World and internet is full of textual information. We search for information using textual queries, we read websites, books, e-mails. All those are strings from the point of view of computer science. To make sense of all that information and make search efficient, search engines use many string algorithms. Moreover, the emerging field of personalized medicine uses many search algorithms to find disease-causing mutations in the human genome.
How would you search for a longest repeat in a string in LINEAR time? In 1973, Peter Weiner came up with a surprising solution that was based on suffix trees, the key data structure in pattern matching. Computer scientists were so impressed with his algorithm that they called it the Algorithm of the Year. In this lesson, we will explore some key ideas for pattern matching that will - through a series of trials and errors - bring us to suffix trees.
Burrows-Wheeler Transform and Suffix Arrays
Although EXACT pattern matching with suffix trees is fast, it is not clear how to use suffix trees for APPROXIMATE pattern matching. In 1994, Michael Burrows and David Wheeler invented an ingenious algorithm for text compression that is now known as Burrows-Wheeler Transform. They knew nothing about genomics, and they could not have imagined that 15 years later their algorithm will become the workhorse of biologists searching for genomic mutations. But what text compression has to do with pattern matching??? In this lesson you will learn that the fate of an algorithm is often hard to predict – its applications may appear in a field that has nothing to do with the original plan of its inventors.

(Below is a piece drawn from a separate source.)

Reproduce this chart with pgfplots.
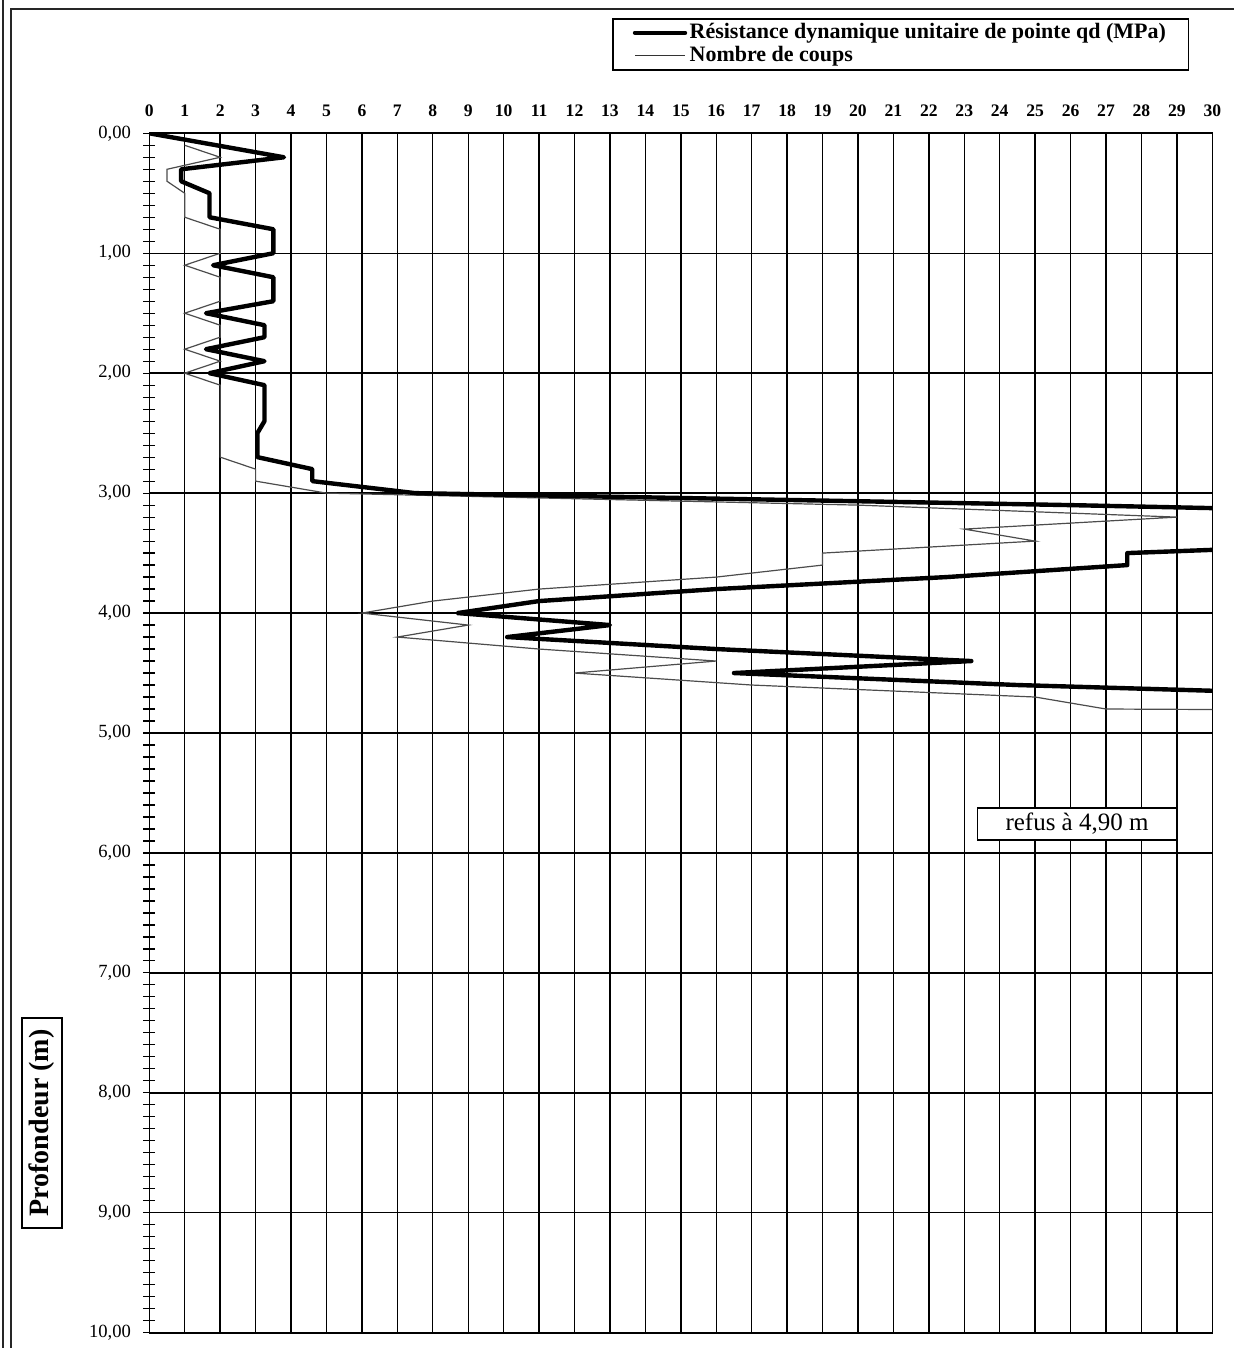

Congratulations, you have now learned the key pattern matching concepts: tries, suffix trees, suffix arrays and even the Burrows-Wheeler transform! However, some of the results Pavel mentioned remain mysterious: e.g., how can we perform exact pattern matching in O(|Text|) time rather than in O(|Text|*|Pattern|) time as in the naïve brute force algorithm? How can it be that matching a 1000-nucleotide pattern against the human genome is nearly as fast as matching a 3-nucleotide pattern??? Also, even though Pavel showed how to quickly construct the suffix array given the suffix tree, he has not revealed the magic behind the fast algorithms for the suffix tree construction!In this module, Miсhael will address some algorithmic challenges that Pavel tried to hide from you :) such as the Knuth-Morris-Pratt algorithm for exact pattern matching and more efficient algorithms for suffix tree and suffix array construction.
Constructing Suffix Arrays and Suffix Trees
In this module we continue studying algorithmic challenges of the string algorithms. You will learn an O(n log n) algorithm for suffix array construction and a linear time algorithm for construction of suffix tree from a suffix array. You will also implement these algorithms and the Knuth-Morris-Pratt algorithm in the last Programming Assignment in this course.